Plotting code records
——

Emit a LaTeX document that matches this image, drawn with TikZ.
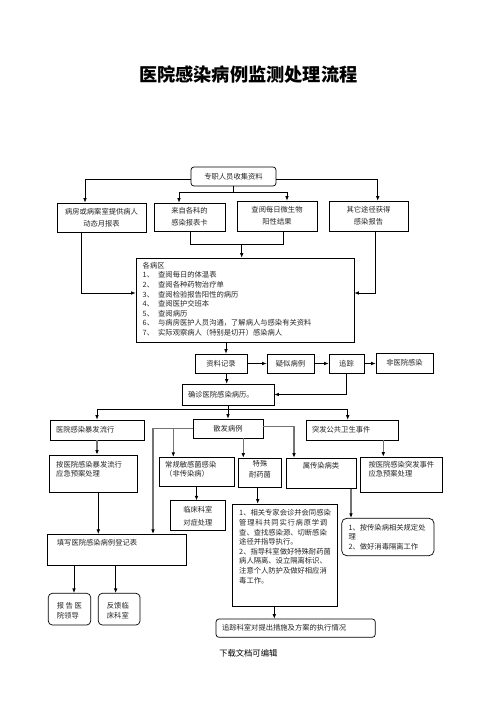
\documentclass[tikz,border=0pt]{standalone}
\usepackage{fontspec}
\newfontfamily\cjk{Noto Sans CJK SC}
\usetikzlibrary{arrows.meta}
\tikzset{
 box/.style={draw=black, line width=0.7pt, inner sep=0pt, font=\cjk\fontsize{7.3}{12.3}\selectfont, text=black!85, align=center},
 rbox/.style={box, rounded corners=3pt},
 txt/.style={inner sep=0pt, font=\cjk\fontsize{7.3}{9.6}\selectfont, text=black!85, align=left},
 arr/.style={line width=0.7pt, -{Latex[length=4.5pt,width=3.6pt]}},
 garr/.style={line width=1.3pt, draw=black!55, -{Latex[length=4.5pt,width=3.6pt,color=black]}},
 ln/.style={line width=0.7pt},
}
\begin{document}
\begin{tikzpicture}[x=1pt,y=-1pt]
\fill[white] (0,0) rectangle (496,702);
\useasboundingbox (0,0) rectangle (496,702);

\node[font=\cjk\bfseries\fontsize{18.2}{20}\selectfont] (title) at (248.3,75) {医院感染病例监测处理流程};

% top row
\node[rbox, minimum width=85pt, minimum height=19pt] (zz) at (233.5,176.5) {专职人员收集资料};
\node[box, minimum width=89pt, minimum height=29pt] (b1) at (101.5,217.5) {病房或病案室提供病人\\动态月报表};
\node[box, minimum width=71pt, minimum height=28pt] (b2) at (189.5,217) {来自各科的\\感染报表卡};
\node[box, minimum width=80pt, minimum height=30pt] (b3) at (277,216) {查阅每日微生物\\阳性结果};
\node[box, minimum width=79pt, minimum height=30pt] (b4) at (368.5,216) {其它途径获得\\感染报告};

% ward box
\node[box, minimum width=218pt, minimum height=84pt] (ward) at (245,300) {};
\node[txt, anchor=north west] (wardt) at (142.5,262) {各病区\\
\makebox[15.5pt][l]{1、}查阅每日的体温表\\
\makebox[15.5pt][l]{2、}查阅各种药物治疗单\\
\makebox[15.5pt][l]{3、}查阅检验报告阳性的病历\\
\makebox[15.5pt][l]{4、}查阅医护交班本\\
\makebox[15.5pt][l]{5、}查阅病历\\
\makebox[15.5pt][l]{6、}与病房医护人员沟通，了解病人与感染有关资料\\
\makebox[15.5pt][l]{7、}实际观察病人（特别是切开）感染病人};

% record row
\node[box, minimum width=52pt, minimum height=19pt] (zl) at (221,363.5) {资料记录};
\node[box, minimum width=47pt, minimum height=19pt] (ys) at (290.5,363.5) {疑似病例};
\node[box, minimum width=35pt, minimum height=19pt] (zz2) at (346.5,363.5) {追踪};
\node[box, minimum width=57pt, minimum height=20pt] (fei) at (404.5,363) {非医院感染};
\node[box, minimum height=21pt, text width=80pt, inner xsep=6pt, align=left] (qz) at (228,394.5) {确诊医院感染病历。};

% three branches
\node[box, minimum height=20pt, text width=82pt, inner xsep=6pt, align=left] (bf) at (97,430) {医院感染暴发流行};
\node[box, minimum width=70pt, minimum height=19pt] (sf) at (228,428.5) {散发病例};
\node[box, minimum height=20pt, text width=80pt, inner xsep=6pt, align=left] (tf) at (352,430) {突发公共卫生事件};

\node[box, minimum width=88pt, minimum height=37.5pt] (bfyj) at (93,473.75) {};
\node[txt, anchor=north west, font=\cjk\fontsize{7.3}{9.4}\selectfont] (bfyjt) at (56,460.8) {按医院感染暴发流行\\应急预案处理};
\node[box, minimum width=82pt, minimum height=35.5pt] (tfyj) at (401,474.75) {};
\node[txt, anchor=north west, font=\cjk\fontsize{7.3}{9.4}\selectfont] (tfyjt) at (368.3,460.8) {按医院感染突发事件\\应急预案处理};
\node[box, minimum width=75pt, minimum height=29.4pt] (cg) at (196.5,472) {};
\node[txt, anchor=north west, font=\cjk\fontsize{7.3}{9.4}\selectfont] (cgt) at (165,460.8) {常规敏感菌感染\\（非传染病）};
\node[box, minimum width=43.4pt, minimum height=29.3pt] (ts) at (260,472.7) {};
\node[txt, align=center, font=\cjk\fontsize{7.3}{11}\selectfont] (tst) at (260,469.5) {特殊\\耐药菌};
\node[box, minimum width=70pt, minimum height=30.3pt] (cr) at (321,473.2) {};
\node[txt] (crt) at (321,466) {属传染病类};

\node[box, minimum width=55.7pt, minimum height=30pt] (lc) at (197.85,515.7) {};
\node[txt, align=center, font=\cjk\fontsize{7.3}{13}\selectfont] (lct) at (197.85,516) {临床科室\\对症处理};

\node[box, minimum width=104.6pt, minimum height=102.7pt] (big) at (285,555.35) {};
\node[txt, anchor=north west] (bigt) at (239,509.5) {1、相关专家会诊并会同感染\\
\makebox[88pt][s]{管\hfill 理\hfill 科\hfill 共\hfill 同\hfill 实\hfill 行\hfill 病\hfill 原\hfill 学\hfill 调}\\
查、查找感染源、切断感染\\
途径并指导执行。\\
2、指导科室做好特殊耐药菌\\
病人隔离、设立隔离标识、\\
注意个人防护及做好相应消\\
毒工作。};

\node[box, rounded corners=5pt, minimum width=92.3pt, minimum height=37.4pt] (rb) at (387.85,537) {};
\node[txt, anchor=north west] (rbt) at (348.3,523.8) {1、按传染病相关规定处\\理\\2、做好消毒隔离工作};

\node[box, minimum width=139.4pt, minimum height=31.4pt] (tx) at (117,550) {};
\node[txt, anchor=north west] (txt1) at (56.7,539) {填写医院感染病例登记表};

\node[box, rounded corners=4pt, minimum width=42.4pt, minimum height=31.7pt] (bg) at (69.5,609.15) {};
\node[txt, anchor=north west, font=\cjk\fontsize{7.3}{10}\selectfont] (bgt) at (56.7,602.5) {\makebox[25pt][s]{报\hfill 告\hfill 医}\\院领导};
\node[box, rounded corners=4pt, minimum width=41.7pt, minimum height=31.7pt] (fk) at (119.15,609.15) {};
\node[txt, anchor=north west, font=\cjk\fontsize{7.3}{10}\selectfont] (fkt) at (106.7,602.5) {反馈临\\床科室};

\node[box, rounded corners=3pt, minimum height=18.3pt, text width=147.3pt, inner xsep=6pt, align=left] (zzks) at (295.65,628.15) {追踪科室对提出措施及方案的执行情况};

\node[font=\cjk\fontsize{8.3}{10}\selectfont] (foot) at (248.3,653.3) {下载文档可编辑};

% connectors
\coordinate (j1) at (233.5,192.7);
\draw[ln] (zz.south) -- (j1);
\draw[arr] (j1) -| ([xshift=-10.5pt]b2.north);
\draw[arr] (j1) -| ([xshift=10pt]b3.north);
\draw[arr] ([yshift=-3pt]zz.west) -| ([xshift=-16.5pt]b1.north);
\draw[arr] ([yshift=-3pt]zz.east) -| ([xshift=9.2pt]b4.north);

\coordinate (j2) at (241.7,244.3);
\draw[ln] ([xshift=1pt]b2.south) |- (j2) -| ([xshift=6pt]b3.south);
\draw[arr] (j2) -- (j2 |- ward.north);
\draw[arr] ([xshift=-20pt]b1.south) |- ([yshift=7pt]ward.west);
\draw[arr] ([xshift=6.5pt]b4.south) |- ([yshift=7pt]ward.east);

\draw[arr] ([xshift=5pt]zl.north |- ward.south) -- ([xshift=5pt]zl.north);
\draw[arr] (zl.east) -- (ys.west);
\draw[arr] (ys.east) -- (zz2.west);
\draw[arr] (zz2.east) -- (fei.west |- zz2.east);
\draw[arr] (zz2.south) |- (qz.east);
\draw[arr] ([xshift=5.7pt]zl.south) -- ([xshift=5.7pt]zl.south |- qz.north);

\coordinate (j4) at (228,409.3);
\draw[ln] (qz.south) -- (j4);
\draw[arr] (j4) -| (bf.north);
\draw[arr] (j4) -- (sf.north);
\draw[arr] (j4) -| ([xshift=-4.3pt]tf.north);

\draw[garr] (bf.south) -- (bf.south |- bfyj.north);
\draw[garr] ([xshift=31.3pt]tf.south) -- ([xshift=31.3pt]tf.south |- tfyj.north);
\draw[garr] (sf.west) -| ([xshift=36pt]tx.north);
\coordinate (j5) at (173.3,428.5);
\draw[garr] (j5) -- (j5 |- cg.north);
\draw[garr] ([xshift=15.3pt]sf.south) -- ([xshift=15.3pt]sf.south |- ts.north);
\draw[garr] ([yshift=1.8pt]sf.east) -| ([xshift=-27pt]cr.north);
\draw[arr] (cg.south) -- (cg.south |- lc.north);
\draw[arr] ([xshift=-2.3pt]ts.south) -- ([xshift=-2.3pt]ts.south |- big.north);
\draw[garr] ([xshift=30pt]cr.south) -- ([xshift=30pt]cr.south |- rb.north);
\draw[arr] ([xshift=5.3pt]bfyj.south) -- ([xshift=5.3pt]bfyj.south |- tx.north);
\draw[arr] ([xshift=4.5pt]bg.north |- tx.south) -- ([xshift=4.5pt]bg.north);
\draw[arr] ([xshift=-3.5pt]fk.north |- tx.south) -- ([xshift=-3.5pt]fk.north);
\draw[arr] ([xshift=-10.7pt]big.south) -- ([xshift=-10.7pt]big.south |- zzks.north);
\end{tikzpicture}
\end{document}
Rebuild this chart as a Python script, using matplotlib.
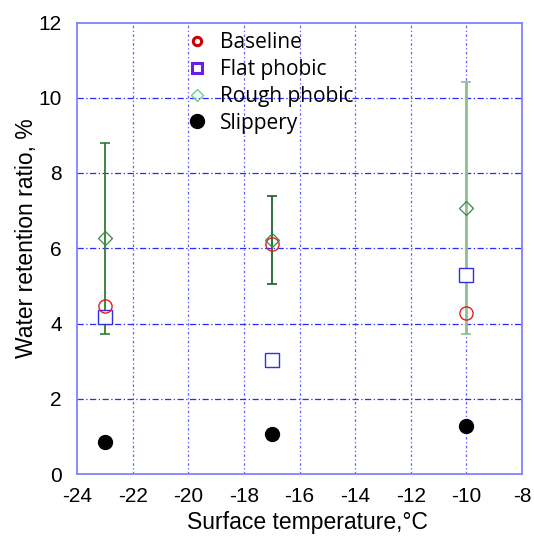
import numpy as np
import matplotlib.pyplot as plt
from matplotlib.lines import Line2D

temps = [-23, -17, -10]
baseline = [4.47, 6.12, 4.29]
flat_phobic = [4.18, 3.03, 5.29]
rough_phobic = [6.27, 6.22, 7.08]
rough_low = [3.72, 5.06, 3.72]
rough_high = [8.79, 7.40, 10.42]
slippery = [0.85, 1.06, 1.28]

plt.rcParams['font.family'] = ['Liberation Sans', 'DejaVu Sans']
plt.rcParams['axes.unicode_minus'] = False

fig = plt.figure(figsize=(5.34, 5.38), dpi=100)
ax = fig.add_axes([77 / 534, 1 - 474 / 538, 445 / 534, 451.5 / 538])

grid_c = '#2a2aff'
for yv in range(2, 12, 2):
    ax.axhline(yv, color=grid_c, lw=0.9, ls=(0, (5, 2, 1, 2)), zorder=0)
for xv in range(-22, -8, 2):
    ax.axvline(xv, color=grid_c, lw=0.9, ls=(0, (2, 2, 1, 2)), alpha=0.75, zorder=0)

# error bars on rough phobic, each a little different green
err_cols = ['#2e7d32', '#1f5f2a', '#8fbf8f']
for i, t in enumerate(temps):
    ax.errorbar([t], [rough_phobic[i]],
                yerr=[[rough_phobic[i] - rough_low[i]], [rough_high[i] - rough_phobic[i]]],
                fmt='none', ecolor=err_cols[i], elinewidth=1.3 if i < 2 else 2,
                capsize=3.5, capthick=1.2, zorder=2)

ax.plot(temps, slippery, 'o', color='black', ms=10, zorder=3)
ax.plot(temps, flat_phobic, 's', mfc='white', mec='#3030e0', mew=1.0, ms=9.5, zorder=3)
ax.plot(temps, baseline, 'o', mfc='none', mec='#e02020', mew=1.0, ms=9.5, zorder=4)
ax.plot(temps, rough_phobic, 'D', mfc='none', mec='#3a8a4a', mew=0.9, ms=7.5, zorder=5)

ax.set_xlim(-24, -8)
ax.set_ylim(0, 12)
ax.set_xticks(np.arange(-24, -7, 2))
ax.set_yticks(np.arange(0, 13, 2))
ax.tick_params(axis='x', length=0, labelsize=15, pad=9)
ax.tick_params(axis='y', length=0, labelsize=15, pad=11)
for s in ax.spines.values():
    s.set_color('#8080ff')
    s.set_linewidth(1.3)

ax.set_xlabel('Surface temperature,°C', fontsize=16.5)
ax.set_ylabel('Water retention ratio, %', fontsize=16.5)
ax.xaxis.set_label_coords(0.518, -0.083)
ax.yaxis.set_label_coords(-0.088, 0.523)

handles = [
    Line2D([], [], ls='none', marker='o', mfc='none', mec='#cc0000', mew=2.2, ms=6),
    Line2D([], [], ls='none', marker='s', mfc='none', mec='#6a1ee8', mew=2.2, ms=7),
    Line2D([], [], ls='none', marker='D', mfc='none', mec='#6ad08a', mew=1.0, ms=6),
    Line2D([], [], ls='none', marker='o', color='black', ms=10),
]
labels = ['Baseline', 'Flat phobic', 'Rough phobic', 'Slippery']
ax.legend(handles, labels, loc='upper left', bbox_to_anchor=(0.19, 1.02),
          frameon=False, handletextpad=0.3, handlelength=1.6, labelspacing=0.28,
          prop={'family': ['Open Sans', 'DejaVu Sans'], 'size': 15})

fig.savefig('out.png', dpi=100)
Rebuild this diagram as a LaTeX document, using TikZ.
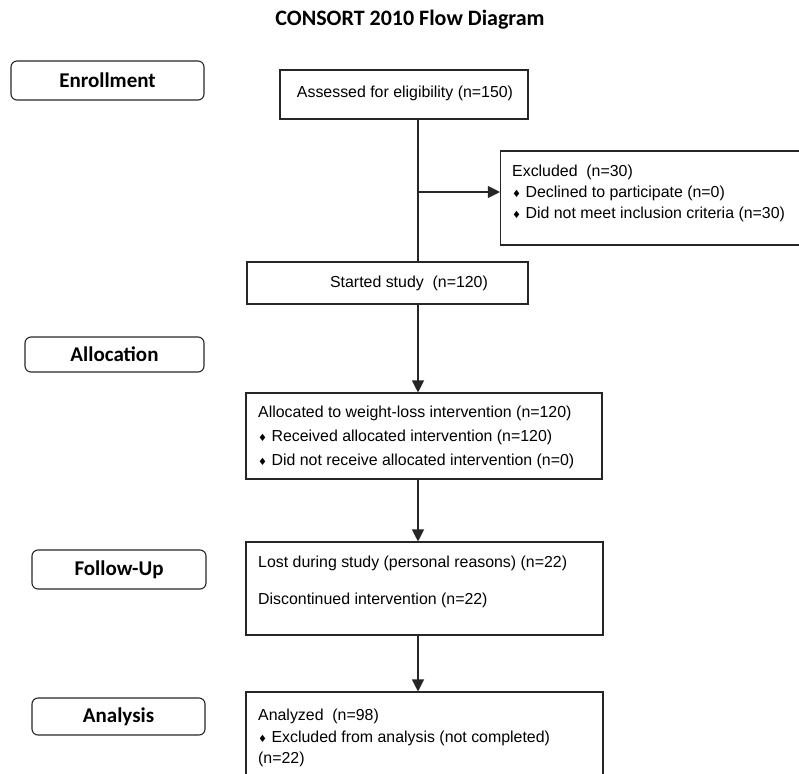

——

Exactly restate the lines from the beginning of the data through the line with "(title) at (248.3,75)", and no others, keeping pictures out.

Emit a LaTeX document that matches this image, drawn with TikZ.
\documentclass[tikz,border=0pt]{standalone}
\usepackage{fontspec}
\newfontfamily\cjk{Noto Sans CJK SC}
\usetikzlibrary{arrows.meta}
\tikzset{
 box/.style={draw=black, line width=0.7pt, inner sep=0pt, font=\cjk\fontsize{7.3}{12.3}\selectfont, text=black!85, align=center},
 rbox/.style={box, rounded corners=3pt},
 txt/.style={inner sep=0pt, font=\cjk\fontsize{7.3}{9.6}\selectfont, text=black!85, align=left},
 arr/.style={line width=0.7pt, -{Latex[length=4.5pt,width=3.6pt]}},
 garr/.style={line width=1.3pt, draw=black!55, -{Latex[length=4.5pt,width=3.6pt,color=black]}},
 ln/.style={line width=0.7pt},
}
\begin{document}
\begin{tikzpicture}[x=1pt,y=-1pt]
\fill[white] (0,0) rectangle (496,702);
\useasboundingbox (0,0) rectangle (496,702);

\node[font=\cjk\bfseries\fontsize{18.2}{20}\selectfont] (title) at (248.3,75) {医院感染病例监测处理流程};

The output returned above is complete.